2. How long it takes to create a food forest?

It all depends on your efforts and design plan. Once purpose is pin-focused, initial draft of design plan can be made in a 4-8 days. After that, it usually takes 1-2 months per acre to do earth and water works using heavy machines.

You can also start getting produce within 3 months just like normal farm as well. There are examples, where the land is transformed in forest looking in just 6 months. If your are transitioning from a chemical-based farm, keep 6 months extra for rejuvenating the soil by putting green manuring. Partial stable state with low labor and water consumption can be achieved within ~3 years. Full stable state can be expected to achieve in about 5 years in which nutrient and mineral cycle are in closed loop system.

3. What elements are covered in design map?

Physical: Entry/Exit Gate, House, Electricity, Pathways, Mandela Gardens, Water Supply

Vegetation: Vegetables, Trees & Crops

4. How can I get started with a design map?

Step 1: Draw your land area with its size.

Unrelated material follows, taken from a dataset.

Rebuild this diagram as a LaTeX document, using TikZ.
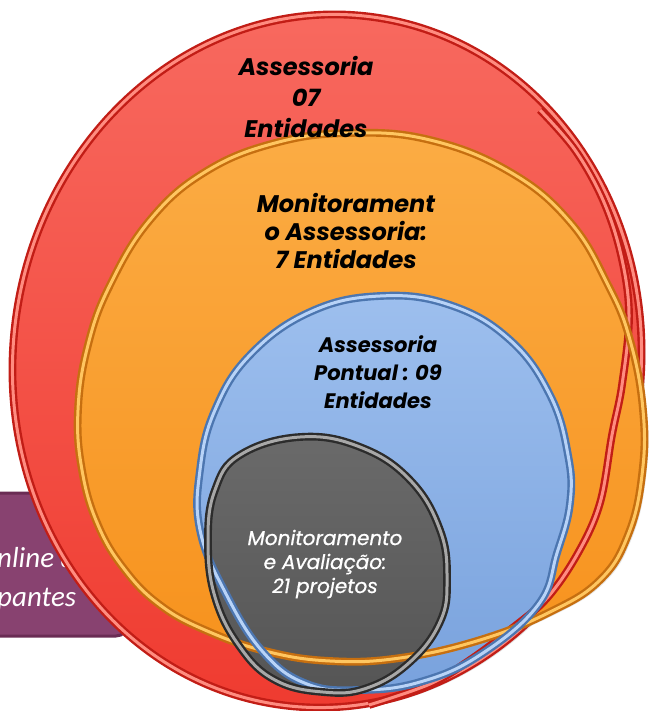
\documentclass[tikz,border=0pt]{standalone}
\usepackage{fontspec}
\setmainfont{Carlito}
\newfontfamily\gothic{Poppins}
\newfontfamily\gothicmed{Poppins}[FakeBold=0.8]
\usetikzlibrary{shadows}

\definecolor{redtop}{HTML}{F86A60}
\definecolor{redbot}{HTML}{EF3A2F}
\definecolor{reddark}{HTML}{C21D16}
\definecolor{redlight}{HTML}{FF8C80}
\definecolor{orangetop}{HTML}{FBAC44}
\definecolor{orangebot}{HTML}{F7921D}
\definecolor{orangedark}{HTML}{C66F10}
\definecolor{orangelight}{HTML}{FFC660}
\definecolor{bluetop}{HTML}{9DBFEE}
\definecolor{bluebot}{HTML}{79A2DD}
\definecolor{bluedark}{HTML}{4C76B0}
\definecolor{bluelight}{HTML}{B8D3F7}
\definecolor{graytop}{HTML}{6A6A6A}
\definecolor{graybot}{HTML}{555555}
\definecolor{graydark}{HTML}{2C2C2C}
\definecolor{graylight}{HTML}{A8A8A8}
\definecolor{boxfill}{HTML}{884270}
\definecolor{boxdark}{HTML}{6A2C54}

% outlines of the four discs
\def\redshape{(327,361) ellipse [x radius=314, y radius=347]}
\def\redback{plot[smooth, tension=0.6] coordinates {(540,110) (575,150) (603,200) (621,255) (629,315) (622,385) (612,435) (600,503) (578,553) (547,598) (510,630) (470,660) (430,684) (369,705)}}
\def\orangeshape{plot[smooth cycle, tension=0.7] coordinates {(350,133) (430,140) (510,172) (570,222) (608,285) (630,340) (643,410) (642,475) (628,535) (600,580) (550,612) (480,640) (400,658) (330,661) (265,651) (205,630) (160,605) (125,570) (98,525) (82,470) (78,410) (88,345) (110,285) (150,220) (205,172) (275,143)}}
\def\blueshape{plot[smooth cycle, tension=0.7] coordinates {(380,296) (450,305) (510,340) (550,395) (568,455) (570,503) (557,553) (538,605) (480,655) (420,682) (360,690) (307,684) (263,652) (225,592) (200,530) (200,470) (215,410) (250,355) (310,312)}}
\def\grayshape{plot[smooth cycle, tension=0.7] coordinates {(300,437) (360,447) (410,480) (440,530) (447,580) (440,622) (410,662) (367,688) (323,692) (275,680) (240,647) (215,597) (208,540) (215,490) (240,455)}}

\begin{document}
\begin{tikzpicture}[x=1pt,y=-1pt,
	rim/.style={line width=2.4pt, double distance=3pt},
	redtilt/.style={rotate around={-7:(327,361)}},
	lbl/.style={align=center, text=black, inner sep=0pt}]

		\useasboundingbox[fill=white] (0,0) rectangle (649,711);

		% box on the left, mostly behind the rings
		\draw[fill=boxfill, draw=boxdark, line width=3pt, rounded corners=12pt] (-30,493) rectangle (128,636);
		\draw (-3,567) node (boxtop) [anchor=base west, inner sep=0pt, text=white, font=\itshape\fontsize{29}{34}\selectfont] {nline d};
		\draw (-3,606) node (boxbottom) [anchor=base west, inner sep=0pt, text=white, font=\itshape\fontsize{29}{34}\selectfont] {pantes};

		\draw[redtilt, top color=redtop, bottom color=redbot, draw=reddark, line width=0.8pt, drop shadow={opacity=0.25, shadow xshift=4pt, shadow yshift=-3pt}] \redshape;
		\draw[redtilt, rim, draw=reddark, double=redlight] \redshape;
		\draw[top color=orangetop, bottom color=orangebot, draw=orangedark, line width=0.8pt, drop shadow={opacity=0.2, shadow xshift=4pt, shadow yshift=-3pt}] \orangeshape;
		\draw[top color=bluetop, bottom color=bluebot, draw=bluedark, line width=0.8pt] \blueshape;
		\draw[top color=graytop, bottom color=graybot, draw=graydark, line width=0.8pt] \grayshape;

		\draw[rim, draw=reddark, double=redlight] \redback;
		\draw[rim, draw=orangedark, double=orangelight] \orangeshape;
		\draw[rim, draw=bluedark, double=bluelight] \blueshape;
		\draw[rim, draw=graydark, double=graylight] \grayshape;

		\draw (306,97) node (assessoria) [lbl, font=\gothic\bfseries\itshape\fontsize{24}{31}\selectfont] {Assessoria\\07\\Entidades};
		\draw (346,231) node (monitoramento) [lbl, font=\gothic\bfseries\itshape\fontsize{24}{28}\selectfont] {Monitorament\\o Assessoria:\\7 Entidades};
		\draw (378,372) node (pontual) [lbl, font=\gothic\bfseries\itshape\fontsize{21}{28}\selectfont] {Assessoria\\Pontual : 09\\Entidades};
		\draw (325,564) node (avaliacao) [lbl, text=white, font=\gothicmed\itshape\fontsize{20}{24}\selectfont] {Monitoramento\\e Avaliação:\\21 projetos};

\end{tikzpicture}
\end{document}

Mark neighbours on all sides (ex: chemical farm, road, etc.)

Step 2: Mark sun direction, summer / winter wind direction and slope.

Step 3: Mark all the non-moving existing elements. For ex: Water pump, pathway, electric pole, house, trees, etc.

Step 4: Write all the challenges from outside and within your area. Ex: wild animals from east side, strong wind from south, water shortage here, water logging area, etc.

Step 5: Decide entry point to the land and Place house, electricity. Place all the physical elements: Water source, electric supply, etc.

Step 6: Boundary

Step 7: Place vegetable raised beds near to house (with at-least 4 hours of sunlight)

Step 8: Place banana circles, Mandela gardens (Flower) & Trenches on whole land.

Step 9: Place fruit trees guilds.

Step 10: Review with others and keep upgrading until you are convinced to get started.